The flight departed from the UK late on Wednesday, despite last-minute legal pleas against the deportation.
The Sri Lankan government says those being sent back will not be mistreated.
Presidential adviser Rajiva Wijesinha said Britain itself had established that returnees would not be tortured. He said most of those being deported were economic migrants.
Britain says that unless a Sri Lankan Tamil was a high-level activist with the separatist Tamil Tiger rebel group, he or she is unlikely to be targeted on returning to Sri Lanka.
But human rights groups such as Freedom from Torture and Human Rights Watch argue that Tamil people either linked or perceived to be linked to the Tigers – at any level – are at risk if they return.

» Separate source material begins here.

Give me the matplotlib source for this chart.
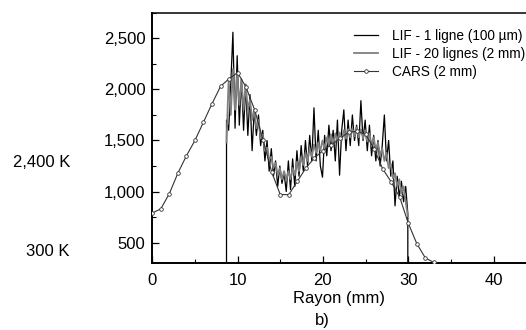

One Tamil man due to be sent back told the BBC: "Instead of getting killed there I would far rather commit suicide in the UK."
The man, who asked not to be named, said that he would be singled out by the authorities because his uncle was a well-known Tamil Tiger rebel. He said that he had never been a member of the group, although he did run errands and was a courier on their behalf.
"The Tamil Tigers during the war were seen to be a movement representing legitimate Tamil aspirations and grievances," he said.
A man now on his second asylum application in Britain said he was beaten, deprived of sleep and almost suffocated in polythene and petrol by the Sri Lankan police, the BBC’s Charles Haviland in Colombo reports.
The UK Border Agency says the removal of a person only happens where it is satisfied that he or she has no protection needs.